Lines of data
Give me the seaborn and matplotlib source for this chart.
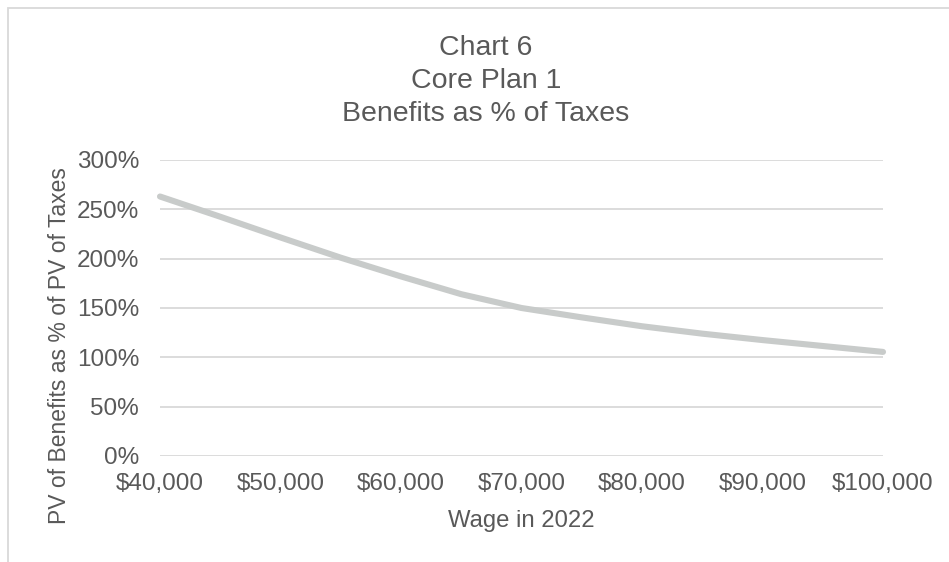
import matplotlib
matplotlib.use("Agg")
import matplotlib.pyplot as plt
import matplotlib.ticker as mticker
from matplotlib.patches import Rectangle
import seaborn as sns
import pandas as pd

# Wage levels and benefits-to-taxes ratio (present values, in percent)
wages = [40000, 45000, 50000, 55000, 60000, 65000, 70000,
         75000, 80000, 85000, 90000, 95000, 100000]
benefit_pct = [263.0, 242.5, 221.5, 201.0, 182.0, 164.0, 150.0,
               140.5, 131.5, 124.0, 117.5, 111.5, 105.5]

title_lines = ["Chart 6", "Core Plan 1", "Benefits as % of Taxes"]
x_label = "Wage in 2022"
y_label = "PV of Benefits as % of PV of Taxes"
y_ticks = [0, 50, 100, 150, 200, 250, 300]
x_ticks = [40000, 50000, 60000, 70000, 80000, 90000, 100000]

sns.set_theme(style="white")
plt.rcParams["font.family"] = ["Liberation Sans", "DejaVu Sans"]

TEXT = "#595959"
GRID = "#D9D9D9"
LINE = "#C8CBCA"

W, H, DPI = 949, 562, 100
fig = plt.figure(figsize=(W / DPI, H / DPI), dpi=DPI)
fig.patch.set_facecolor("white")

# chart frame
fig.patches.append(Rectangle((8 / W, -0.05), 1.2, 1.05 - 8 / H,
                             transform=fig.transFigure, fill=False,
                             edgecolor=GRID, linewidth=1.3))

left, right, top, bottom = 160, 883, 160, 456
ax = fig.add_axes([left / W, (H - bottom) / H, (right - left) / W, (bottom - top) / H])

df = pd.DataFrame({"wage": wages, "pct": benefit_pct})
sns.lineplot(data=df, x="wage", y="pct", ax=ax, color=LINE, linewidth=4.4,
             solid_capstyle="round", solid_joinstyle="round", zorder=3)

ax.set_xlim(40000, 100000)
ax.set_ylim(0, 300)
ax.set_yticks(y_ticks)
ax.set_xticks(x_ticks)
ax.yaxis.set_major_formatter(mticker.FuncFormatter(lambda v, p: f"{v:.0f}%"))
ax.xaxis.set_major_formatter(mticker.FuncFormatter(lambda v, p: f"${v:,.0f}"))

for s in ax.spines.values():
    s.set_visible(False)
ax.grid(axis="y", color=GRID, linewidth=1.3)
ax.grid(axis="x", visible=False)
ax.tick_params(axis="both", length=0, labelsize=17.5, colors=TEXT)
ax.tick_params(axis="y", pad=15)
ax.tick_params(axis="x", pad=12)
ax.set_axisbelow(True)
for ln in ax.lines:
    ln.set_clip_on(False)

ax.set_xlabel(x_label, fontsize=17.2, color=TEXT)
ax.set_ylabel(y_label, fontsize=16.5, color=TEXT)
ax.xaxis.label.set_va("baseline")
ax.xaxis.set_label_coords(0.5, (bottom - 527) / (bottom - top))
ax.yaxis.label.set_va("center")
ax.yaxis.set_label_coords((60 - left) / (right - left), (bottom - 346) / (bottom - top))

for line, base in zip(title_lines, [55, 88, 121]):
    fig.text(486 / W, (H - base) / H, line, ha="center", va="baseline",
             fontsize=20.5, color=TEXT)

fig.savefig("out.png", dpi=DPI, facecolor="white")
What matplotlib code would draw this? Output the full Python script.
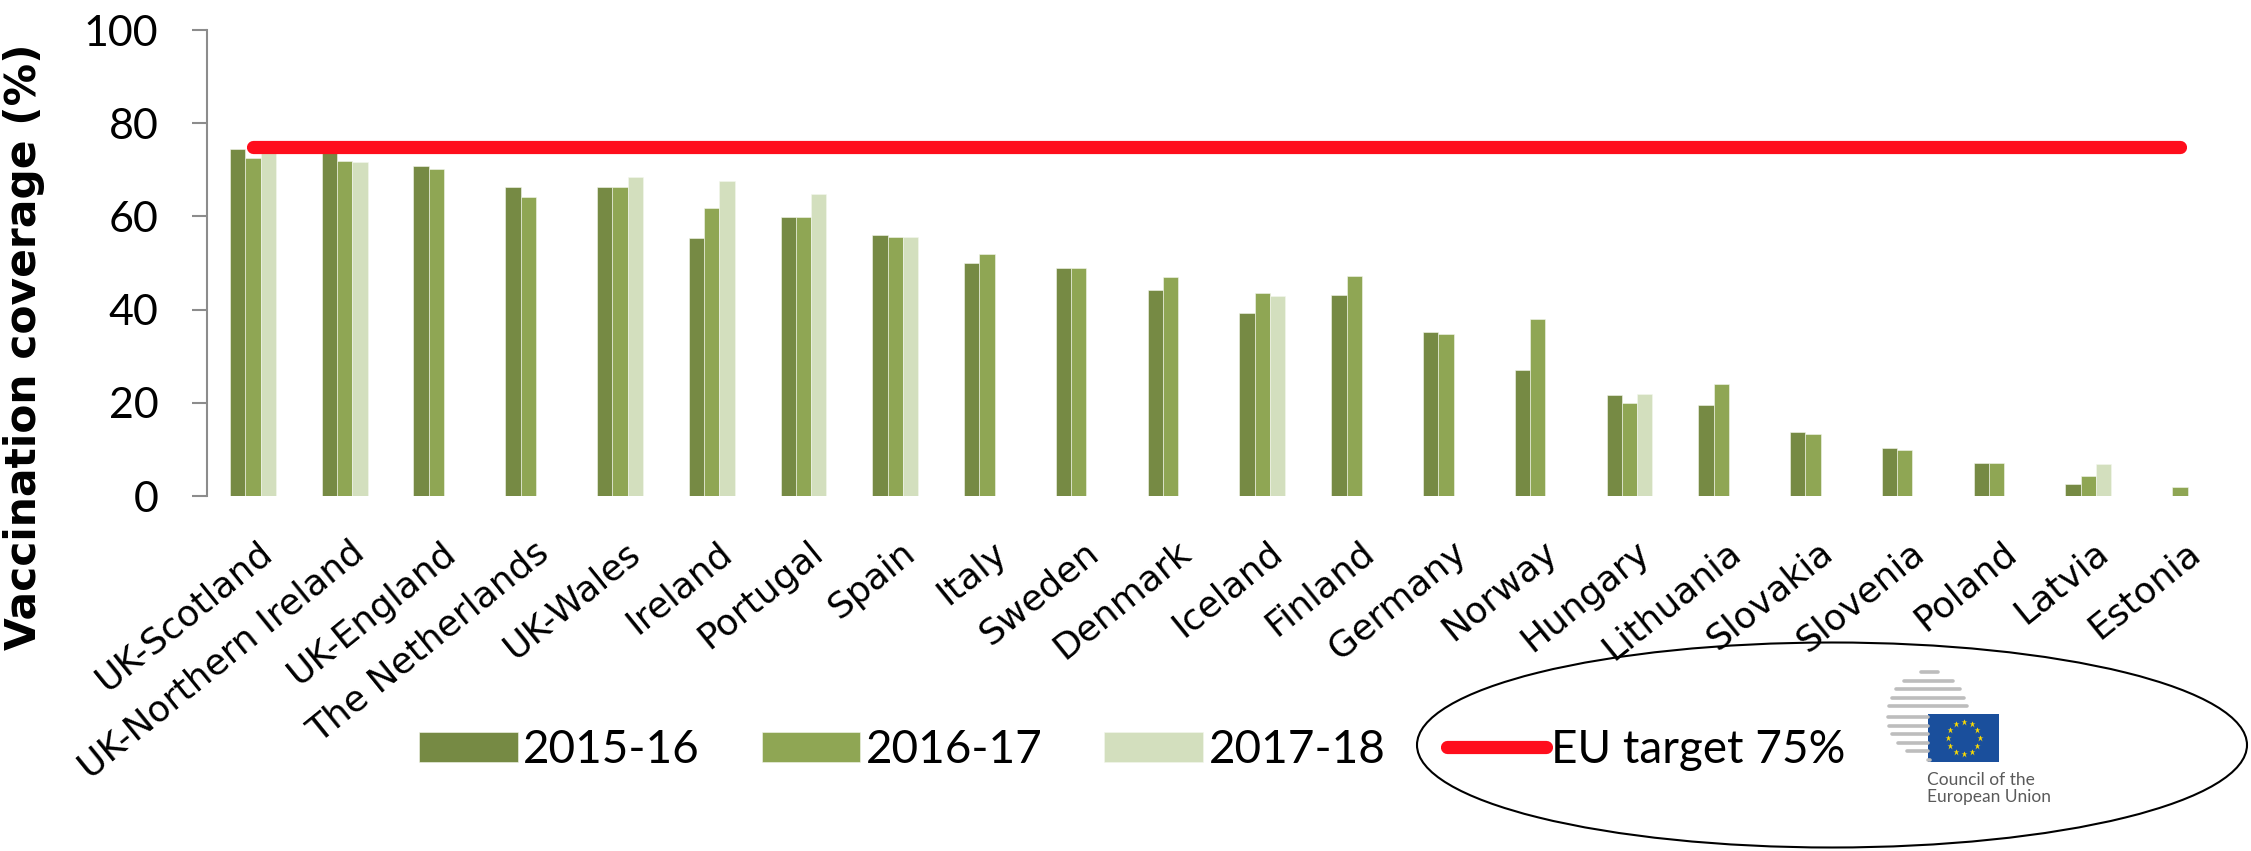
import numpy as np
import matplotlib
matplotlib.use("Agg")
import matplotlib.pyplot as plt
import matplotlib.transforms as mtransforms
from matplotlib.patches import Ellipse, Rectangle, Patch
from matplotlib.lines import Line2D

countries = ["UK-Scotland", "UK-Northern Ireland", "UK-England", "The Netherlands",
             "UK-Wales", "Ireland", "Portugal", "Spain", "Italy", "Sweden", "Denmark",
             "Iceland", "Finland", "Germany", "Norway", "Hungary", "Lithuania",
             "Slovakia", "Slovenia", "Poland", "Latvia", "Estonia"]
cov_2015 = [74.4, 74.8, 70.9, 66.4, 66.4, 55.4, 59.8, 56.0, 50.0, 49.0, 44.1,
            39.2, 43.1, 35.3, 27.0, 21.7, 19.5, 13.7, 10.3, 7.0, 2.5, 0]
cov_2016 = [72.5, 71.8, 70.2, 64.1, 66.4, 61.8, 59.8, 55.5, 51.9, 49.0, 46.9,
            43.6, 47.2, 34.8, 38.0, 20.0, 24.0, 13.4, 9.8, 7.0, 4.3, 2.0]
cov_2017 = [74.0, 71.6, 0, 0, 68.5, 67.5, 64.7, 55.5, 0, 0, 0,
            43.0, 0, 0, 0, 21.8, 0, 0, 0, 0, 6.8, 0]
seasons = ["2015-16", "2016-17", "2017-18"]
eu_target = 75
target_label = "EU target 75%"

colors = ["#768A44", "#8FA654", "#D3DFBE"]
red = "#FF0D1C"

W, H = 2251, 851
fig = plt.figure(figsize=(W / 100, H / 100), dpi=100)
ax = fig.add_axes([207 / W, 1 - 496 / H, (2226 - 207) / W, 466 / H])

x = np.arange(len(countries))
bw = 1 / 6
for k, vals in enumerate([cov_2015, cov_2016, cov_2017]):
    ax.bar(x + (k - 1) * bw, vals, width=bw, color=colors[k],
           edgecolor="#f4f7ee", linewidth=0.4)
ax.plot([x[0], x[-1]], [eu_target, eu_target], color=red, lw=9.5,
        solid_capstyle="round", zorder=3)

ax.set_xlim(-0.5, len(countries) - 0.5)
ax.set_ylim(0, 100)
ax.set_yticks(range(0, 101, 20))
for s in ["top", "right", "bottom"]:
    ax.spines[s].set_visible(False)
ax.spines["left"].set_color("#8c8c8c")
ax.spines["left"].set_linewidth(1.5)
ax.tick_params(axis="y", direction="out", length=11, width=1.5, color="#8c8c8c",
               pad=24, labelsize=31)
ax.tick_params(axis="x", length=0, pad=28)
ax.set_xticks(x)
ax.set_xticklabels(countries, rotation=39, ha="right", va="top",
                   rotation_mode="anchor", fontsize=26, family="DejaVu Sans")
shift = mtransforms.ScaledTranslation(5 / 100, 0, fig.dpi_scale_trans)
for lab in ax.get_xticklabels():
    lab.set_transform(lab.get_transform() + shift)
for lab in ax.get_yticklabels():
    lab.set_family(["Lato", "DejaVu Sans"])

ax.set_ylabel("Vaccination coverage (%)", fontsize=30.5, fontweight="bold",
              family="DejaVu Sans")
ax.yaxis.set_label_coords(-0.080, 0.32)

handles = [Patch(facecolor=c, edgecolor="#f4f7ee", linewidth=0.4) for c in colors]
handles.append(Line2D([], [], color=red, lw=9.5, solid_capstyle="round"))
fig.legend(handles, seasons + [target_label], loc="center left",
           bbox_to_anchor=(419 / W, 1 - 750 / H), ncol=4, frameon=False,
           prop={"family": ["Lato", "DejaVu Sans"], "size": 33},
           handlelength=2.15, handleheight=0.65, handletextpad=0.12,
           columnspacing=1.35, borderpad=0, borderaxespad=0)

# ellipse around the target legend and logo
fig.patches.append(Ellipse((1832, H - 745), 830, 205, transform=None,
                           fill=False, edgecolor="black", linewidth=1.5))

# Council of the European Union logo
cx, cy, r = 1930, 715, 44
for yy in np.linspace(672, 706, 5):
    dy = (yy - cy) / r
    half = r * np.sqrt(max(0.0, 1 - dy ** 2))
    fig.add_artist(Line2D([cx - half * 0.95, cx + half * 0.85], [H - yy, H - yy],
                          transform=None, color="#bdbdbd", lw=2.6,
                          solid_capstyle="round"))
for yy in np.linspace(717, 760, 6):
    dy = (yy - cy) / r
    half = r * np.sqrt(max(0.0, 1 - dy ** 2))
    fig.add_artist(Line2D([cx - half * 0.95, cx - 2], [H - yy, H - yy],
                          transform=None, color="#bdbdbd", lw=2.6,
                          solid_capstyle="round"))
fig.patches.append(Rectangle((1928, H - 762), 71, 48, transform=None,
                             facecolor="#1a4f9c", edgecolor="none"))
ang = np.linspace(0, 2 * np.pi, 13)[:-1]
fig.add_artist(Line2D(1963.5 + 16 * np.cos(ang), H - 738 + 16 * np.sin(ang),
                      transform=None, ls="none", marker="*", ms=5,
                      color="#ffdd00", mec="none"))
fig.text(1927 / W, 1 - 780 / H, "Council of the", fontsize=12.5, color="#5a5a5a",
         family=["Lato", "DejaVu Sans"], va="center")
fig.text(1927 / W, 1 - 797 / H, "European Union", fontsize=12.5, color="#5a5a5a",
         family=["Lato", "DejaVu Sans"], va="center")

fig.savefig("out.png", dpi=100)
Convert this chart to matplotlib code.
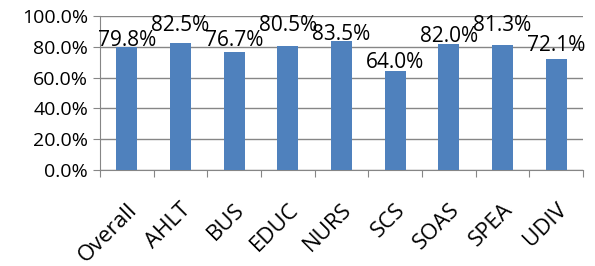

Directive:
Give back only the lines from the one holding "What matplotlib code" through the one holding "from matplotlib.lines import Line2D", both kept, exactly as written. Omit the images.

Answer for this exercise:
What matplotlib code would draw this? Output the full Python script.
import numpy as np
import matplotlib
matplotlib.use("Agg")
import matplotlib.pyplot as plt
import matplotlib.transforms as mtransforms
from matplotlib.patches import Ellipse, Rectangle, Patch
from matplotlib.lines import Line2D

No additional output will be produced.